*What you should do:*
Transcribe the material exactly. Images do not belong in the copy.
--- BEGIN Source excerpt ---
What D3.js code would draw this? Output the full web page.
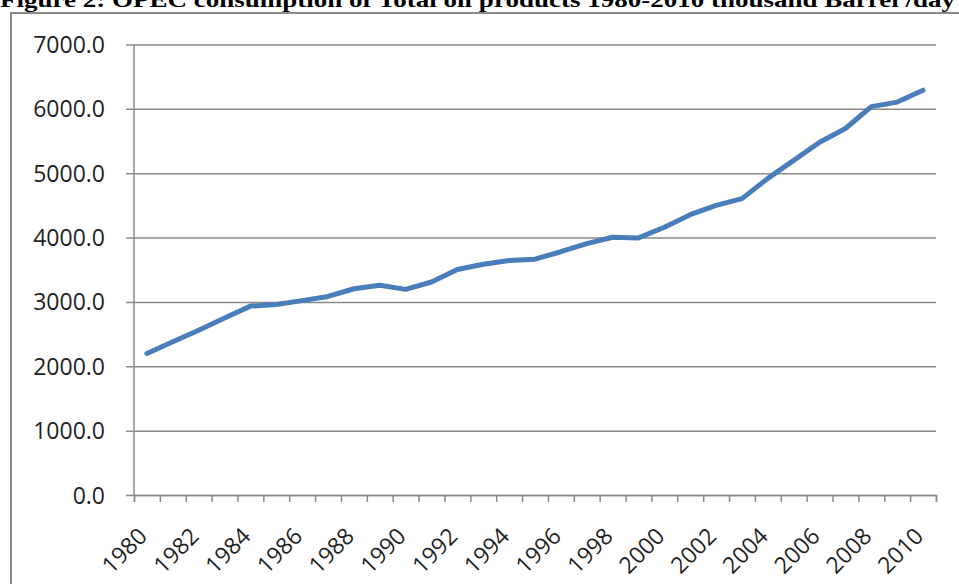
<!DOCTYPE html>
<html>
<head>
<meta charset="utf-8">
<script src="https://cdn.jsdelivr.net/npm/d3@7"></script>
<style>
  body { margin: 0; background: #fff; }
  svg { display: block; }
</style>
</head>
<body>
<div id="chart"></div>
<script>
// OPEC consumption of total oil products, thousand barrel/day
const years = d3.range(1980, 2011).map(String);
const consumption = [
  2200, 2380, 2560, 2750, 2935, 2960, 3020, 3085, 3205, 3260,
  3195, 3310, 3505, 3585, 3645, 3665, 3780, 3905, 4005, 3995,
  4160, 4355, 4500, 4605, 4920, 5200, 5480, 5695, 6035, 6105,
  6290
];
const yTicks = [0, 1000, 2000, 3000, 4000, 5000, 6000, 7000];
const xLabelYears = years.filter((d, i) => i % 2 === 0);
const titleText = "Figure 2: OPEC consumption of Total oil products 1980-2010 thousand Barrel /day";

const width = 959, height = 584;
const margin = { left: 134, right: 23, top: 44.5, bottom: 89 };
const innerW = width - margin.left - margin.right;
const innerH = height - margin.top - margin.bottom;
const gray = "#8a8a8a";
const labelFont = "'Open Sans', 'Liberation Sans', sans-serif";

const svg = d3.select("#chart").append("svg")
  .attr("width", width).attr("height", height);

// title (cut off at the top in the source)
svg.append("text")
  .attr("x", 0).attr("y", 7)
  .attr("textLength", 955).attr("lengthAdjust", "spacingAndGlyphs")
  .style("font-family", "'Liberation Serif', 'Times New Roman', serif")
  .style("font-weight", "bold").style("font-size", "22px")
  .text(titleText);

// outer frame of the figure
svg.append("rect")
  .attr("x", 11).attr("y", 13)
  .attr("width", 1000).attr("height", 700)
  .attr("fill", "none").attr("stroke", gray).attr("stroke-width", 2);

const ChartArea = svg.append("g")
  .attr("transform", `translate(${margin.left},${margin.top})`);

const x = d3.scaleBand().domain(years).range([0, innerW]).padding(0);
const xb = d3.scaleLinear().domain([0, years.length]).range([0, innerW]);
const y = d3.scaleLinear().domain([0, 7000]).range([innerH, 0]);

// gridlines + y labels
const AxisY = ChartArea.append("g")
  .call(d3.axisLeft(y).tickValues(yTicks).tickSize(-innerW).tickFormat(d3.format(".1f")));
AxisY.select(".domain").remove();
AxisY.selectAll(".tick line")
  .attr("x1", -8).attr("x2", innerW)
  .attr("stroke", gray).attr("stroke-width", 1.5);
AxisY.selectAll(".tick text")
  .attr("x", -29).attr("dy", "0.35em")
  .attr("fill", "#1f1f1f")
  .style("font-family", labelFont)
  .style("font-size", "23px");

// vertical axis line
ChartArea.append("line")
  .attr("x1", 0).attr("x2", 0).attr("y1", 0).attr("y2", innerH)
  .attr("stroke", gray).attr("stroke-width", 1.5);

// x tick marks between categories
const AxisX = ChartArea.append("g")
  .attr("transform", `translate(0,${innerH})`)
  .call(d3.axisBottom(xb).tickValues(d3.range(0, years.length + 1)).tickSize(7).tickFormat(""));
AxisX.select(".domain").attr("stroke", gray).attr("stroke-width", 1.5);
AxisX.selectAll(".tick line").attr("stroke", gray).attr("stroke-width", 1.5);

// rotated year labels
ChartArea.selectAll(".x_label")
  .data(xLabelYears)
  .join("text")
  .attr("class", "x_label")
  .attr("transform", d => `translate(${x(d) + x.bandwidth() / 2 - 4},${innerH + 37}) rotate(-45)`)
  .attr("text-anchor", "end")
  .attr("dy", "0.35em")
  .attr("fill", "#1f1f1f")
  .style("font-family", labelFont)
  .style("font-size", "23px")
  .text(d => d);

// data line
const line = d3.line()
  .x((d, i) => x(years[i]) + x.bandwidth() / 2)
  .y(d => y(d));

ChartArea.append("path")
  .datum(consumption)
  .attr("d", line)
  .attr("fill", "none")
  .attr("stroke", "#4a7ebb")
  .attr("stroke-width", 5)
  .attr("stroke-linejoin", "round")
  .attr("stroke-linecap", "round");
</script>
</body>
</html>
--- END Source excerpt ---
*Reply:*
What D3.js code would draw this? Output the full web page.
<!DOCTYPE html>
<html>
<head>
<meta charset="utf-8">
<script src="https://cdn.jsdelivr.net/npm/d3@7"></script>
<style>
  body { margin: 0; background: #fff; }
  svg { display: block; }
</style>
</head>
<body>
<div id="chart"></div>
<script>
// OPEC consumption of total oil products, thousand barrel/day
const years = d3.range(1980, 2011).map(String);
const consumption = [
  2200, 2380, 2560, 2750, 2935, 2960, 3020, 3085, 3205, 3260,
  3195, 3310, 3505, 3585, 3645, 3665, 3780, 3905, 4005, 3995,
  4160, 4355, 4500, 4605, 4920, 5200, 5480, 5695, 6035, 6105,
  6290
];
const yTicks = [0, 1000, 2000, 3000, 4000, 5000, 6000, 7000];
const xLabelYears = years.filter((d, i) => i % 2 === 0);
const titleText = "Figure 2: OPEC consumption of Total oil products 1980-2010 thousand Barrel /day";

const width = 959, height = 584;
const margin = { left: 134, right: 23, top: 44.5, bottom: 89 };
const innerW = width - margin.left - margin.right;
const innerH = height - margin.top - margin.bottom;
const gray = "#8a8a8a";
const labelFont = "'Open Sans', 'Liberation Sans', sans-serif";

const svg = d3.select("#chart").append("svg")
  .attr("width", width).attr("height", height);

// title (cut off at the top in the source)
svg.append("text")
  .attr("x", 0).attr("y", 7)
  .attr("textLength", 955).attr("lengthAdjust", "spacingAndGlyphs")
  .style("font-family", "'Liberation Serif', 'Times New Roman', serif")
  .style("font-weight", "bold").style("font-size", "22px")
  .text(titleText);

// outer frame of the figure
svg.append("rect")
  .attr("x", 11).attr("y", 13)
  .attr("width", 1000).attr("height", 700)
  .attr("fill", "none").attr("stroke", gray).attr("stroke-width", 2);

const ChartArea = svg.append("g")
  .attr("transform", `translate(${margin.left},${margin.top})`);

const x = d3.scaleBand().domain(years).range([0, innerW]).padding(0);
const xb = d3.scaleLinear().domain([0, years.length]).range([0, innerW]);
const y = d3.scaleLinear().domain([0, 7000]).range([innerH, 0]);

// gridlines + y labels
const AxisY = ChartArea.append("g")
  .call(d3.axisLeft(y).tickValues(yTicks).tickSize(-innerW).tickFormat(d3.format(".1f")));
AxisY.select(".domain").remove();
AxisY.selectAll(".tick line")
  .attr("x1", -8).attr("x2", innerW)
  .attr("stroke", gray).attr("stroke-width", 1.5);
AxisY.selectAll(".tick text")
  .attr("x", -29).attr("dy", "0.35em")
  .attr("fill", "#1f1f1f")
  .style("font-family", labelFont)
  .style("font-size", "23px");

// vertical axis line
ChartArea.append("line")
  .attr("x1", 0).attr("x2", 0).attr("y1", 0).attr("y2", innerH)
  .attr("stroke", gray).attr("stroke-width", 1.5);

// x tick marks between categories
const AxisX = ChartArea.append("g")
  .attr("transform", `translate(0,${innerH})`)
  .call(d3.axisBottom(xb).tickValues(d3.range(0, years.length + 1)).tickSize(7).tickFormat(""));
AxisX.select(".domain").attr("stroke", gray).attr("stroke-width", 1.5);
AxisX.selectAll(".tick line").attr("stroke", gray).attr("stroke-width", 1.5);

// rotated year labels
ChartArea.selectAll(".x_label")
  .data(xLabelYears)
  .join("text")
  .attr("class", "x_label")
  .attr("transform", d => `translate(${x(d) + x.bandwidth() / 2 - 4},${innerH + 37}) rotate(-45)`)
  .attr("text-anchor", "end")
  .attr("dy", "0.35em")
  .attr("fill", "#1f1f1f")
  .style("font-family", labelFont)
  .style("font-size", "23px")
  .text(d => d);

// data line
const line = d3.line()
  .x((d, i) => x(years[i]) + x.bandwidth() / 2)
  .y(d => y(d));

ChartArea.append("path")
  .datum(consumption)
  .attr("d", line)
  .attr("fill", "none")
  .attr("stroke", "#4a7ebb")
  .attr("stroke-width", 5)
  .attr("stroke-linejoin", "round")
  .attr("stroke-linecap", "round");
</script>
</body>
</html>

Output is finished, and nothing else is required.